I would love to have had makeup help from my own Mom, but that would never ever have happened. It was a hopeless teenage fantasy that one day she might do. It was a dream along with many other heartfelt wishes which I found hard to deal with and control: Wishes like wanting to give birth to children of my own and marry some nice guy. Those feelings were intense and caused me to harm myself because I felt that my body had let me down. I watched a similar process in my ex at a point in our relationship where we believed that we couldn't have children. The longing to experience motherhood is planted there within you, but not always the ability to bear children. It hurt almost as much as being Trans.
Now I'm a woman I wear makeup a good deal. I deal with the general public a lot at work. I'm expected to look presentable and nice. However, I don't rate my makeup skills very highly. I discount the practice I got with Mom's makeup as a teen. Seven years of making myself presentable enough for work have lead to a certain amount of confidence, but mainly speed when I'm pushed for time on a morning. So much of it gets finished off in my rear view mirror after I've parked up.
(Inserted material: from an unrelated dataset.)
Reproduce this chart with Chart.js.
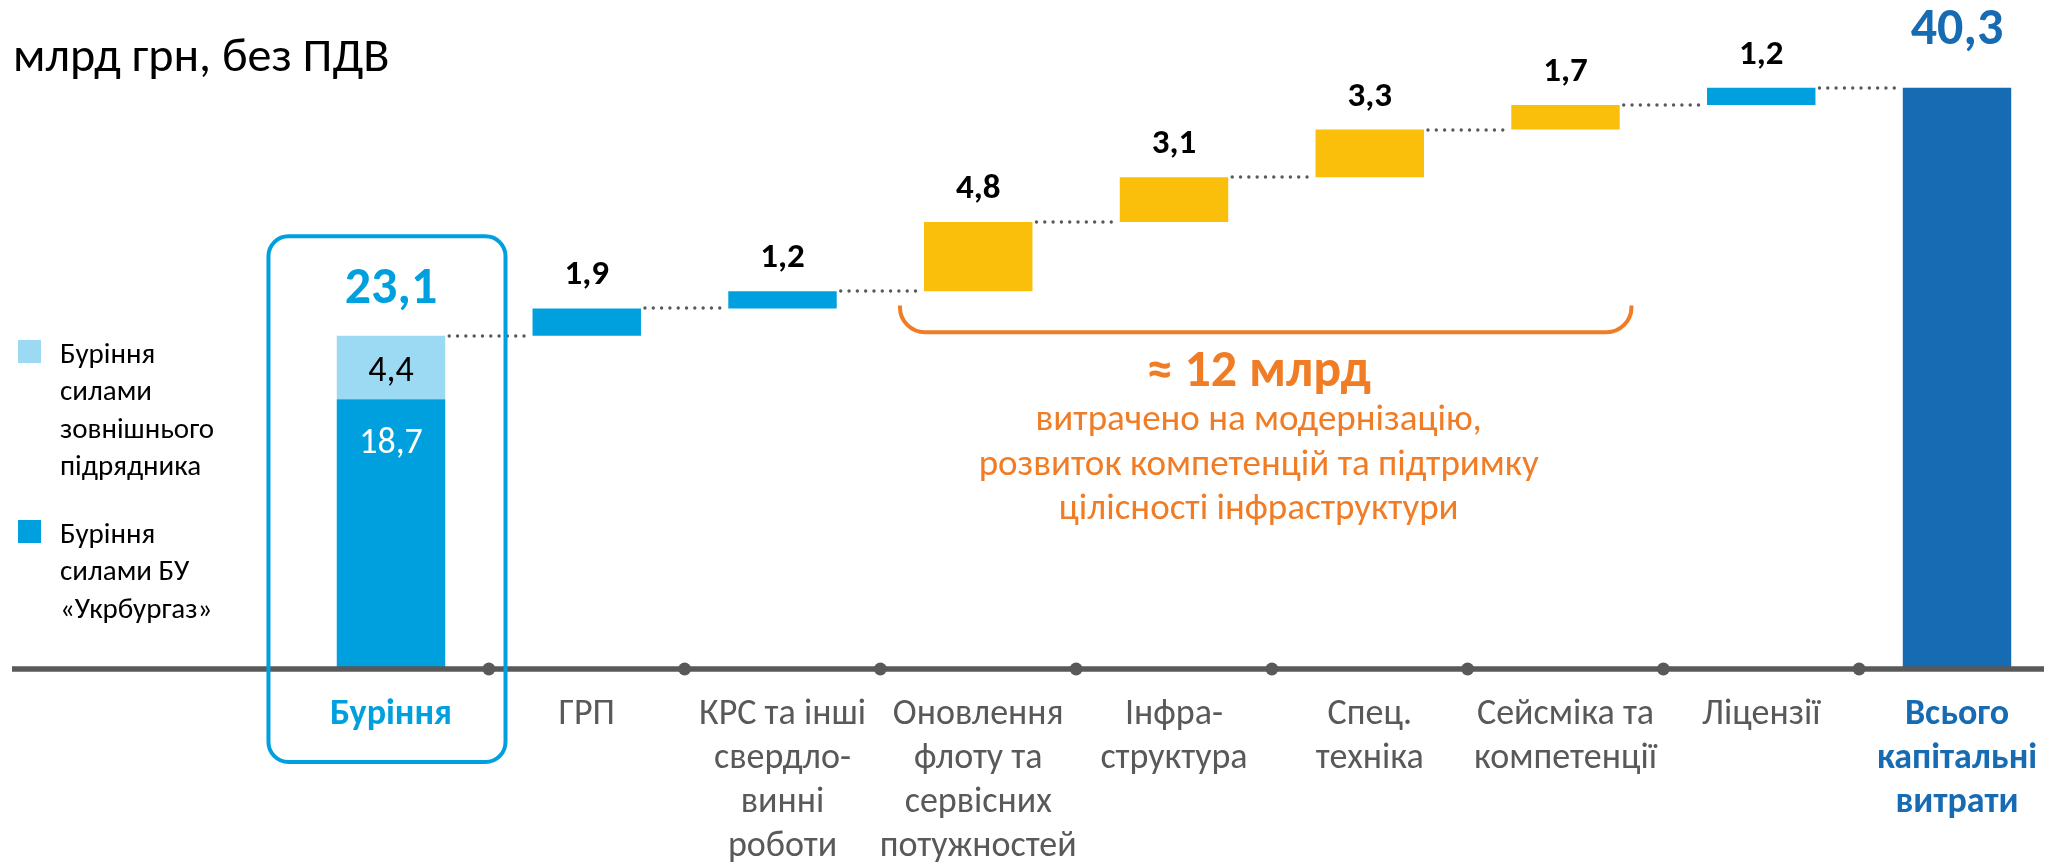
<!DOCTYPE html>
<html><head><meta charset="utf-8">
<script src="https://cdn.jsdelivr.net/npm/chart.js@4.4.0/dist/chart.umd.min.js"></script>
<style>html,body{margin:0;padding:0;background:#fff;overflow:hidden}#wrap{width:2050px;height:865px;position:relative}</style>
</head><body><div id="wrap"><canvas id="c" width="2050" height="865"></canvas></div>
<script>
// ---------- DATA ----------
const titleText = "млрд грн, без ПДВ";
const categories = [
  ["Буріння"],
  ["ГРП"],
  ["КРС та інші", "свердло-", "винні", "роботи"],
  ["Оновлення", "флоту та", "сервісних", "потужностей"],
  ["Інфра-", "структура"],
  ["Спец.", "техніка"],
  ["Сейсміка та", "компетенції"],
  ["Ліцензії"],
  ["Всього", "капітальні", "витрати"]
];
const drillingOwn = 18.7;        // Буріння силами БУ «Укрбургаз»
const drillingExternal = 4.4;    // Буріння силами зовнішнього підрядника
const drillingTotal = 23.1;
const stepValues = [1.9, 1.2, 4.8, 3.1, 3.3, 1.7, 1.2];
const totalValue = 40.3;
const legendExternal = ["Буріння", "силами", "зовнішнього", "підрядника"];
const legendOwn = ["Буріння", "силами БУ", "«Укрбургаз»"];
const noteHeadline = "≈ 12 млрд";
const noteLines = ["витрачено на модернізацію,", "розвиток компетенцій та підтримку", "цілісності інфраструктури"];

// ---------- STYLE ----------
const BLUE = "#00A0DF", LIGHT = "#9CD9F3", YELLOW = "#FABF0A", DARK = "#176BB2", ORANGE = "#F07D26", GRAY = "#595959";
const stepColors = [BLUE, BLUE, YELLOW, YELLOW, YELLOW, YELLOW, BLUE];
const FONT = "Carlito, Roboto, 'Liberation Sans', sans-serif";

// ---------- BUILD ----------
const n = categories.length;
const fmt = v => v.toFixed(1).replace('.', ',');
const ownData = Array(n).fill(null); ownData[0] = [0, drillingOwn];
const extData = Array(n).fill(null); extData[0] = [drillingOwn, drillingTotal];
const stepData = Array(n).fill(null);
const stepBg = Array(n).fill(BLUE);
const levels = [drillingTotal];
let run = drillingTotal;
stepValues.forEach((v, i) => {
  stepData[i + 1] = [run, run + v];
  stepBg[i + 1] = stepColors[i];
  run += v;
  levels.push(run);
});
const totData = Array(n).fill(null); totData[n - 1] = [0, totalValue];

const overlay = {
  id: 'overlay',
  afterDatasetsDraw(chart) {
    const { ctx } = chart;
    const x = chart.scales.x, y = chart.scales.y;
    const step = x.getPixelForValue(1) - x.getPixelForValue(0);
    const barW = chart.getDatasetMeta(0).data[0].width;
    const y0 = y.getPixelForValue(0);
    ctx.save();

    // connectors
    ctx.strokeStyle = GRAY; ctx.lineWidth = 3.4; ctx.lineCap = 'round';
    ctx.setLineDash([0.01, 8.3]);
    for (let i = 0; i < n - 1; i++) {
      const yy = Math.round(y.getPixelForValue(levels[i]));
      const x1 = x.getPixelForValue(i) + barW / 2 + 4;
      const x2 = x.getPixelForValue(i + 1) - barW / 2 - 1;
      ctx.beginPath(); ctx.moveTo(x1, yy); ctx.lineTo(x2, yy); ctx.stroke();
    }
    ctx.setLineDash([]);

    // axis line + dots
    ctx.strokeStyle = GRAY; ctx.lineWidth = 5.5; ctx.lineCap = 'butt';
    ctx.beginPath(); ctx.moveTo(12, y0); ctx.lineTo(2044, y0); ctx.stroke();
    ctx.fillStyle = GRAY;
    for (let i = 0; i < n - 1; i++) {
      const cx = (x.getPixelForValue(i) + x.getPixelForValue(i + 1)) / 2;
      ctx.beginPath(); ctx.arc(cx, y0, 6.5, 0, Math.PI * 2); ctx.fill();
    }

    // rounded box around drilling
    const c0 = x.getPixelForValue(0);
    const bl = c0 - 0.626 * step, br = c0 + 0.585 * step;
    const bt = y.getPixelForValue(30), bb = y0 + 93, r = 20;
    ctx.strokeStyle = BLUE; ctx.lineWidth = 4;
    ctx.beginPath();
    ctx.moveTo(bl + r, bt); ctx.lineTo(br - r, bt); ctx.arcTo(br, bt, br, bt + r, r);
    ctx.lineTo(br, bb - r); ctx.arcTo(br, bb, br - r, bb, r);
    ctx.lineTo(bl + r, bb); ctx.arcTo(bl, bb, bl, bb - r, r);
    ctx.lineTo(bl, bt + r); ctx.arcTo(bl, bt, bl + r, bt, r);
    ctx.closePath(); ctx.stroke();

    // bracket
    const kl = x.getPixelForValue(3) - 0.4 * step, kr = x.getPixelForValue(6) + 0.337 * step;
    const kt = y.getPixelForValue(25.2), kb = y.getPixelForValue(23.35), kr2 = 25;
    ctx.strokeStyle = ORANGE; ctx.lineWidth = 4;
    ctx.beginPath();
    ctx.moveTo(kl, kt); ctx.lineTo(kl, kb - kr2); ctx.arcTo(kl, kb, kl + kr2, kb, kr2);
    ctx.lineTo(kr - kr2, kb); ctx.arcTo(kr, kb, kr, kb - kr2, kr2); ctx.lineTo(kr, kt);
    ctx.stroke();

    // note text
    const nx = (kl + kr) / 2 - 7;
    ctx.fillStyle = ORANGE; ctx.textAlign = 'center'; ctx.textBaseline = 'alphabetic';
    ctx.font = `bold 52px ${FONT}`;
    ctx.fillText(noteHeadline, nx, kb + 54);
    ctx.font = `37px ${FONT}`;
    noteLines.forEach((t, i) => ctx.fillText(t, nx, kb + 98 + i * 44.5));

    // value labels
    ctx.fillStyle = '#000';
    ctx.font = `bold 35px ${FONT}`;
    stepValues.forEach((v, i) => {
      const top = y.getPixelForValue(levels[i + 1]);
      ctx.fillText(fmt(v), x.getPixelForValue(i + 1), top - 24);
    });
    ctx.fillStyle = BLUE; ctx.font = `bold 52px ${FONT}`;
    ctx.fillText(fmt(drillingTotal), c0, y.getPixelForValue(drillingTotal) - 33);
    ctx.fillStyle = DARK; ctx.font = `bold 52px ${FONT}`;
    ctx.fillText(fmt(totalValue), x.getPixelForValue(n - 1), y.getPixelForValue(totalValue) - 44);
    ctx.font = `36px ${FONT}`;
    ctx.fillStyle = '#000';
    const extMid = (y.getPixelForValue(drillingOwn) + y.getPixelForValue(drillingTotal)) / 2;
    ctx.fillText(fmt(drillingExternal), c0, extMid + 13);
    ctx.fillStyle = '#fff';
    ctx.fillText(fmt(drillingOwn), c0, y.getPixelForValue(drillingOwn) + 54);

    // title
    ctx.textAlign = 'left'; ctx.fillStyle = '#000';
    ctx.font = `48px ${FONT}`;
    ctx.fillText(titleText, 13, 71);

    // legend
    ctx.font = `29px ${FONT}`;
    const drawLegend = (lines, color, top) => {
      ctx.fillStyle = color; ctx.fillRect(18, top, 23, 23);
      ctx.fillStyle = '#000';
      lines.forEach((t, i) => ctx.fillText(t, 60, top + 23 + i * 37.4));
    };
    drawLegend(legendExternal, LIGHT, 340);
    drawLegend(legendOwn, BLUE, 520);
    ctx.restore();
  }
};

new Chart(document.getElementById('c'), {
  type: 'bar',
  data: {
    labels: categories,
    datasets: [
      { label: legendOwn.join(' '), data: ownData, backgroundColor: BLUE },
      { label: legendExternal.join(' '), data: extData, backgroundColor: LIGHT },
      { label: 'Кроки', data: stepData, backgroundColor: stepBg },
      { label: categories[n - 1].join(' '), data: totData, backgroundColor: DARK }
    ]
  },
  options: {
    responsive: false, animation: false, devicePixelRatio: 1,
    layout: { padding: { left: 391, right: 93, top: 20, bottom: 0 } },
    datasets: { bar: { grouped: false, clip: false, barPercentage: 0.554, categoryPercentage: 1, borderWidth: 0 } },
    plugins: { legend: { display: false }, tooltip: { enabled: false } },
    scales: {
      x: {
        offset: false,
        grid: { display: false, drawTicks: false },
        border: { display: false },
        ticks: {
          autoSkip: false, maxRotation: 0, minRotation: 0, padding: 24,
          font: (c) => ({ family: FONT, size: 36, lineHeight: 1.222, weight: (c.index === 0 || c.index === n - 1) ? 'bold' : 'normal' }),
          color: (c) => c.index === 0 ? BLUE : (c.index === n - 1 ? DARK : GRAY)
        },
        afterFit(s) { s.height = 196; s.paddingLeft = 0; s.paddingRight = 0; }
      },
      y: { display: false, min: 0, max: 45 }
    }
  },
  plugins: [overlay]
});
</script>
</body></html>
Given all of this, I was surprised to get asked if I would do my daughter's makeup ready for her school's 'Masked Ball'. I've never done anybody else's, I don't have the confidence!
I'm used to subtle cappuccino shades of eyeshadow, light touch mascara, neutral looking shades of lippy and gloss, restrained blusher. Most of my time is spent applying age defying, wrinkle reducing moisturisers and foundations, a sad necessity of growing older. Teen Party makeup is something very different; electric blue eyeshadows, gorgeous lip glosses...
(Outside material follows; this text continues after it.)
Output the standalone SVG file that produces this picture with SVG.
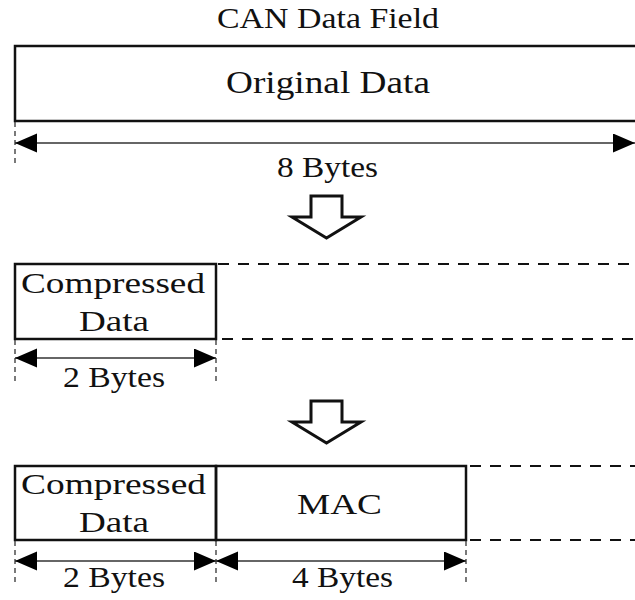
<svg xmlns="http://www.w3.org/2000/svg" width="635" height="600" viewBox="0 0 635 600">
  <style>
    .box { fill: none; stroke: #111; stroke-width: 2.5; }
    .open { fill: none; stroke: #111; stroke-width: 2; stroke-dasharray: 11 9; }
    .tick { fill: none; stroke: #222; stroke-width: 1.2; stroke-dasharray: 5 4; }
    .dim { fill: none; stroke: #333; stroke-width: 1.6; marker-start: url(#head); marker-end: url(#head); }
    .hollow { fill: #fff; stroke: #111; stroke-width: 3; stroke-linejoin: miter; }
    text { font-family: "Liberation Serif", "Times New Roman", serif; font-size: 30px; fill: #111; }
    .big { font-size: 32px; }
  </style>
  <defs>
    <marker id="head" markerUnits="userSpaceOnUse" markerWidth="23" markerHeight="20" refX="22" refY="9.5" orient="auto-start-reverse">
      <path d="M0,0 L22,9.5 L0,19 z" fill="#000"/>
    </marker>
  </defs>

  <rect width="635" height="600" fill="#fff"/>

  <text x="217" y="28" textLength="222" lengthAdjust="spacingAndGlyphs">CAN Data Field</text>

  <!-- full 8-byte field -->
  <g id="original-data">
    <path class="box" d="M640,46 H15 V121 H640"/>
    <text class="big" x="226" y="93" textLength="204" lengthAdjust="spacingAndGlyphs">Original Data</text>
  </g>

  <!-- hollow step arrows -->
  <g id="step-1">
    <polygon class="hollow" points="311,196 342,196 342,217 361,217 326.5,238 292,217 311,217"/>
  </g>
  <g id="step-2">
    <polygon class="hollow" points="311,401 342,401 342,422 361,422 326.5,443 292,422 311,422"/>
  </g>

  <!-- compressed frame -->
  <g id="compressed-1">
    <rect class="box" x="15" y="264" width="201" height="75"/>
    <text x="21" y="293" textLength="184" lengthAdjust="spacingAndGlyphs">Compressed</text>
    <text x="79" y="331" textLength="70" lengthAdjust="spacingAndGlyphs">Data</text>
  </g>

  <!-- compressed + MAC frame -->
  <g id="compressed-2">
    <rect class="box" x="15" y="466" width="201" height="74"/>
    <text x="21" y="494" textLength="185" lengthAdjust="spacingAndGlyphs">Compressed</text>
    <text x="79" y="532" textLength="70" lengthAdjust="spacingAndGlyphs">Data</text>
  </g>
  <g id="mac">
    <rect class="box" x="216" y="466" width="250" height="74"/>
    <text x="297" y="514" textLength="85" lengthAdjust="spacingAndGlyphs">MAC</text>
  </g>

  <!-- unused remainder of the field and dimension lines -->
  <g id="connectors">
    <line class="open" x1="218" y1="264" x2="640" y2="264"/>
    <line class="open" x1="222" y1="339" x2="640" y2="339"/>
    <line class="open" x1="470" y1="466" x2="640" y2="466"/>
    <line class="open" x1="470" y1="540" x2="640" y2="540"/>

    <line class="tick" x1="15" y1="122" x2="15" y2="164"/>
    <line class="tick" x1="15" y1="340" x2="15" y2="382"/>
    <line class="tick" x1="216" y1="340" x2="216" y2="382"/>
    <line class="tick" x1="15" y1="541" x2="15" y2="584"/>
    <line class="tick" x1="216" y1="541" x2="216" y2="584"/>
    <line class="tick" x1="466" y1="541" x2="466" y2="584"/>

    <line class="dim" x1="15" y1="143" x2="635" y2="143"/>
    <line class="dim" x1="15" y1="358" x2="216" y2="358"/>
    <line class="dim" x1="15" y1="561" x2="216" y2="561"/>
    <line class="dim" x1="216" y1="561" x2="466" y2="561"/>
  </g>

  <text x="277" y="177" textLength="101" lengthAdjust="spacingAndGlyphs">8 Bytes</text>
  <text x="63" y="387" textLength="102" lengthAdjust="spacingAndGlyphs">2 Bytes</text>
  <text x="63" y="587" textLength="102" lengthAdjust="spacingAndGlyphs">2 Bytes</text>
  <text x="292" y="587" textLength="101" lengthAdjust="spacingAndGlyphs">4 Bytes</text>
</svg>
I was surprised to find how much easier it was to do makeup on someone else. I don't know why, It makes sense now, everything is the wrong way round when you do it in the mirror, take tweezing your brows for instance. By helping my daughter, I got the chance for Mom & daughter chat and it was so nice to be in a position where I could actually really help. As a trans Mom you can sometimes, well, oftentimes get to feeling that your some kind of 'also ran', not the real thing, inadequate and ill equipped. I have so often felt inferior to my daughter's birth Mom. In a small way, helping my daughter helped me to overcome that.
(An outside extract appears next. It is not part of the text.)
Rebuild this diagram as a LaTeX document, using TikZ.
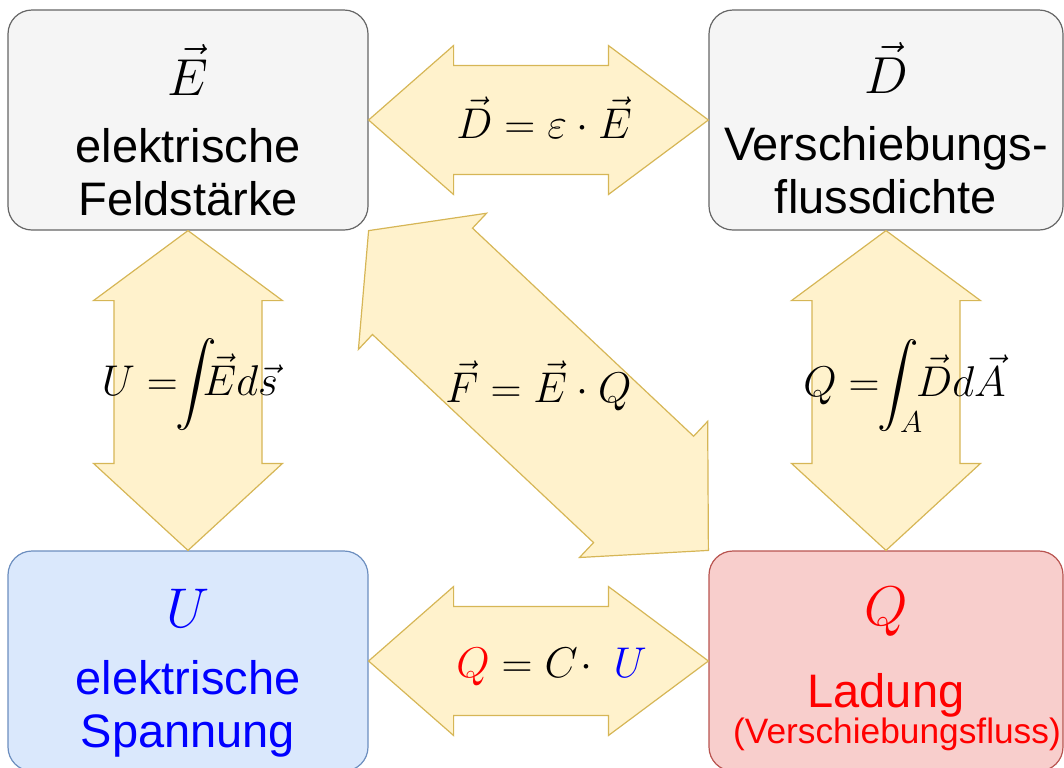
\RequirePackage{fix-cm}
\documentclass[tikz,border=0pt]{standalone}
\usepackage{exscale}
\usepackage[no-math]{fontspec}
\setmainfont{Liberation Sans}
\usetikzlibrary{calc}
\definecolor{boxgray}{HTML}{F5F5F5}
\definecolor{linegray}{HTML}{666666}
\definecolor{boxblue}{HTML}{DAE8FC}
\definecolor{lineblue}{HTML}{6C8EBF}
\definecolor{boxred}{HTML}{F8CECC}
\definecolor{linered}{HTML}{B85450}
\definecolor{arrowfill}{HTML}{FFF2CC}
\definecolor{arrowline}{HTML}{D6B656}

\begin{document}
\begin{tikzpicture}[
  x=0.5pt, y=-0.5pt,
  box/.style={rounded corners=12pt, line width=0.6pt, minimum height=110pt,
              inner sep=0pt, align=center, text depth=0pt,
              font=\fontsize{23.5}{26.25}\selectfont},
  graybox/.style={box, draw=linegray, fill=boxgray},
  bluebox/.style={box, draw=lineblue, fill=boxblue, text=blue},
  redbox/.style={box, draw=linered, fill=boxred, text=red},
  fatarrow/.style={draw=arrowline, fill=arrowfill, line width=0.6pt,
                   line join=miter},
  eq/.style={inner sep=0pt, font=\fontsize{21.5}{24}\selectfont},
]

\useasboundingbox (0,0) rectangle (1064,767);

%% ── Quantities ────────────────────────────────────────────────────────────
\node[graybox, minimum width=180pt, text height=95pt] (tl) at (188,120)
  {{\fontsize{26}{26}\selectfont$\vec{E}$}\\[7.5pt]elektrische\\Feldstärke};
\node[graybox, minimum width=177pt, text height=93pt] (tr) at (886,120)
  {{\fontsize{26}{26}\selectfont$\vec{D}$}\\[7.5pt]Verschiebungs-\\flussdichte};
\node[bluebox, minimum width=180pt, text height=86pt] (bl) at (188,661)
  {{\fontsize{28}{28}\selectfont$U$}\\[7.5pt]elektrische\\Spannung};
\node[redbox, minimum width=177pt, text height=82pt] (br) at (886,661)
  {{\fontsize{28}{28}\selectfont$Q$}\\[14.75pt]Ladung\\[-8.25pt]%
   {\fontsize{17.65}{20}\selectfont\hspace*{11pt}(Verschiebungsfluss)}};

%% ── Double arrows between the quantities ─────────────────────────────────
\foreach \from/\to/\nm/\hh/\hs/\la/\lb in {
  tl.east/tr.west/de/37.25pt/27.25pt/42.5pt/50pt,
  bl.east/br.west/qu/37.25pt/27.25pt/42.5pt/50pt,
  tl.south/bl.north/ue/47.25pt/37pt/35pt/43.5pt,
  tr.south/br.north/qd/47.25pt/37pt/35pt/43.5pt,
  tl.south east/br.north west/fq/46.75pt/36.5pt/37pt/44.5pt} {
  \coordinate (\nm-a) at ($(\from)!\la!(\to)$);
  \coordinate (\nm-b) at ($(\to)!\lb!(\from)$);
  \draw[fatarrow] (\from)
    -- ($(\nm-a)!\hh!90:(\to)$) -- ($(\nm-a)!\hs!90:(\to)$)
    -- ($(\nm-b)!\hs!-90:(\from)$) -- ($(\nm-b)!\hh!-90:(\from)$)
    -- (\to)
    -- ($(\nm-b)!\hh!90:(\from)$) -- ($(\nm-b)!\hs!90:(\from)$)
    -- ($(\nm-a)!\hs!-90:(\to)$) -- ($(\nm-a)!\hh!-90:(\to)$)
    -- cycle;
}

%% ── Relations ─────────────────────────────────────────────────────────────
\node[eq] (eq-de) at ($(tl.east)!.5!(tr.west)+(5.5,-2.5)$)
  {$\vec{D} = \varepsilon\cdot\vec{E}$};
\node[eq] (eq-ue) at ($(tl.south)!.5!(bl.north)+(2,-5.5)$)
  {$U =\!\!\displaystyle\int\!\!\!\vec{E}d\vec{s}$};
\node[eq] (eq-fq) at ($(tl.south east)!.5!(br.north west)+(0,-4.5)$)
  {$\vec{F} = \vec{E}\cdot Q$};
\node[eq] (eq-qd) at ($(tr.south)!.5!(br.north)+(18.5,-4.5)$)
  {$Q =\!\!\displaystyle\int_A\!\!\vec{D}d\vec{A}$};
\node[eq] (eq-qu) at ($(bl.east)!.5!(br.west)+(13,5.5)$)
  {${\color{red}Q} = C\!\cdot\ {\color{blue}U}$};

\end{tikzpicture}
\end{document}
This isn't about feeling superior to my daughter's 'real' Mom, not about scoring points or anything like that. It is however about being accepted as a woman in a special way. I typed the word 'unique' and then backspaced it out. Uniqueness signals that there is only one. In my daughter's case she has two Moms. I hope I'm worthy of sharing that claim to motherhood. I've talked on these pages often enough about milestones. Mostly the big and obvious ones like being put on hormones, finishing facial electrolysis, passing etc. Sometimes however the milestones are smaller, unexpected and take you by surprise, pretty much like this one. They are no less important.